WRITTEN EXERCISE: Extract exactly those lines that lie between the start of the material and the line with "const y = d3.scaleLinear().domain([0, 3]).range([516, 45]);", including both boundary lines and no others.

— begin GIVEN MATERIAL —

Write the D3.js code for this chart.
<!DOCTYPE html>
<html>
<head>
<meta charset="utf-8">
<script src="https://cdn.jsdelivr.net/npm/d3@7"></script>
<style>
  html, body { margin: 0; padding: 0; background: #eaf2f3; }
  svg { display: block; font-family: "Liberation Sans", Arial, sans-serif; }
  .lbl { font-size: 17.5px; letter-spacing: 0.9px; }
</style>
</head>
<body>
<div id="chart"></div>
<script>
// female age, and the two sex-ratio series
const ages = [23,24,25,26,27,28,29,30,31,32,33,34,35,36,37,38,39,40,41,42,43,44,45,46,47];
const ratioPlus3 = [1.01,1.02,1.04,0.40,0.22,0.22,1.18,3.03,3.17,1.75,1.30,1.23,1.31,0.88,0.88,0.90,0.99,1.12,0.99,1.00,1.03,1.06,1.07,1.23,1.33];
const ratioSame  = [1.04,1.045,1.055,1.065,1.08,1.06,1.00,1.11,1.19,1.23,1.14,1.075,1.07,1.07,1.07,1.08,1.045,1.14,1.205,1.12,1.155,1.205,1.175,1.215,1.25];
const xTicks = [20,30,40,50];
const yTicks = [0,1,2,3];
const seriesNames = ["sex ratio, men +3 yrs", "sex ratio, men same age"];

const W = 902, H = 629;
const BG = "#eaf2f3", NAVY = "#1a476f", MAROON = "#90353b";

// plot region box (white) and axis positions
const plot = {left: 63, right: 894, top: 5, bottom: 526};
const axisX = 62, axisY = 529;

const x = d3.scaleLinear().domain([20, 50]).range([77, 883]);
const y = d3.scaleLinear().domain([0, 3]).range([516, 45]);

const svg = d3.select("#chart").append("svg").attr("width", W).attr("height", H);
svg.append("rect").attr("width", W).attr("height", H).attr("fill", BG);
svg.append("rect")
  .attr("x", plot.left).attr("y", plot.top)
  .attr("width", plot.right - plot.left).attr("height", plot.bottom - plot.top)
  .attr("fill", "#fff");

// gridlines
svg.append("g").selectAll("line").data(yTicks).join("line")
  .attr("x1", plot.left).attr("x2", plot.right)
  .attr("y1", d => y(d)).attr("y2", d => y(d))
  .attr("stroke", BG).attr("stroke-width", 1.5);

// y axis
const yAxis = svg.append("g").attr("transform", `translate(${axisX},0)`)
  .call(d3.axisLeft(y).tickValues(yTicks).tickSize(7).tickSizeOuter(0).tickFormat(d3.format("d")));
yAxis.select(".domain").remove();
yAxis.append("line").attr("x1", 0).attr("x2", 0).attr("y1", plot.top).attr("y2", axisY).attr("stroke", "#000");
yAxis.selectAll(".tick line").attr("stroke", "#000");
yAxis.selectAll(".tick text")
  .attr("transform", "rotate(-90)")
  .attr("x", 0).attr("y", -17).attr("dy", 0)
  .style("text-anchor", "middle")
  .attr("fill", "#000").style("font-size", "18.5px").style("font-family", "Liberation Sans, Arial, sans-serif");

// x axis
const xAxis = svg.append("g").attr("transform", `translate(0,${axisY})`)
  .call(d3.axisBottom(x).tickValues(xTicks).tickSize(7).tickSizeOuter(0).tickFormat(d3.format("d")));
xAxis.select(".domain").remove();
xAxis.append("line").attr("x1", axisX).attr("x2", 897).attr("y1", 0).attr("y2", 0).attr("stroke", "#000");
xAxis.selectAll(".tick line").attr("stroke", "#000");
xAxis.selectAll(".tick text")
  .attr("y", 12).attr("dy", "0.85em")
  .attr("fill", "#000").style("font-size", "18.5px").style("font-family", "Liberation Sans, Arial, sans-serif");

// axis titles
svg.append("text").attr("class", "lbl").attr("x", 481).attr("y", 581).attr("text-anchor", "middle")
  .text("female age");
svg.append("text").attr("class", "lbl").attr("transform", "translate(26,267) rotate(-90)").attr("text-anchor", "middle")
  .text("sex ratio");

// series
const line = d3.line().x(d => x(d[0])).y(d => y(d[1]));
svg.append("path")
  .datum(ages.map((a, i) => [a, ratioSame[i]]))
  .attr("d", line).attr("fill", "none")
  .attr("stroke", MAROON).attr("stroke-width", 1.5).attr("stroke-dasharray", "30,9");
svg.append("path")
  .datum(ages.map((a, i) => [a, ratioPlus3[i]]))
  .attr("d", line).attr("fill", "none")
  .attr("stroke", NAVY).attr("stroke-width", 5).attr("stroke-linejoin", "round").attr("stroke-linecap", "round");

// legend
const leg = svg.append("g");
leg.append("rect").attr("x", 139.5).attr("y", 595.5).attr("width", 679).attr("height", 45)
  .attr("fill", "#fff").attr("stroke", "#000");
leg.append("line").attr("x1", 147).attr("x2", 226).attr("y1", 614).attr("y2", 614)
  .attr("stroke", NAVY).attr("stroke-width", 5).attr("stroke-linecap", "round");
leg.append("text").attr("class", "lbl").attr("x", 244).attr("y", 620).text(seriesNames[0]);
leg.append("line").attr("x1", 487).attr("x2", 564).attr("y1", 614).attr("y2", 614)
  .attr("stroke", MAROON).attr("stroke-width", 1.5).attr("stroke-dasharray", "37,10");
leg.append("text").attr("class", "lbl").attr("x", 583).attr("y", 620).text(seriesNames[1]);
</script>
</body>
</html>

— end GIVEN MATERIAL —

RESULT OF THE EXERCISE:
Write the D3.js code for this chart.
<!DOCTYPE html>
<html>
<head>
<meta charset="utf-8">
<script src="https://cdn.jsdelivr.net/npm/d3@7"></script>
<style>
  html, body { margin: 0; padding: 0; background: #eaf2f3; }
  svg { display: block; font-family: "Liberation Sans", Arial, sans-serif; }
  .lbl { font-size: 17.5px; letter-spacing: 0.9px; }
</style>
</head>
<body>
<div id="chart"></div>
<script>
// female age, and the two sex-ratio series
const ages = [23,24,25,26,27,28,29,30,31,32,33,34,35,36,37,38,39,40,41,42,43,44,45,46,47];
const ratioPlus3 = [1.01,1.02,1.04,0.40,0.22,0.22,1.18,3.03,3.17,1.75,1.30,1.23,1.31,0.88,0.88,0.90,0.99,1.12,0.99,1.00,1.03,1.06,1.07,1.23,1.33];
const ratioSame  = [1.04,1.045,1.055,1.065,1.08,1.06,1.00,1.11,1.19,1.23,1.14,1.075,1.07,1.07,1.07,1.08,1.045,1.14,1.205,1.12,1.155,1.205,1.175,1.215,1.25];
const xTicks = [20,30,40,50];
const yTicks = [0,1,2,3];
const seriesNames = ["sex ratio, men +3 yrs", "sex ratio, men same age"];

const W = 902, H = 629;
const BG = "#eaf2f3", NAVY = "#1a476f", MAROON = "#90353b";

// plot region box (white) and axis positions
const plot = {left: 63, right: 894, top: 5, bottom: 526};
const axisX = 62, axisY = 529;

const x = d3.scaleLinear().domain([20, 50]).range([77, 883]);
const y = d3.scaleLinear().domain([0, 3]).range([516, 45]);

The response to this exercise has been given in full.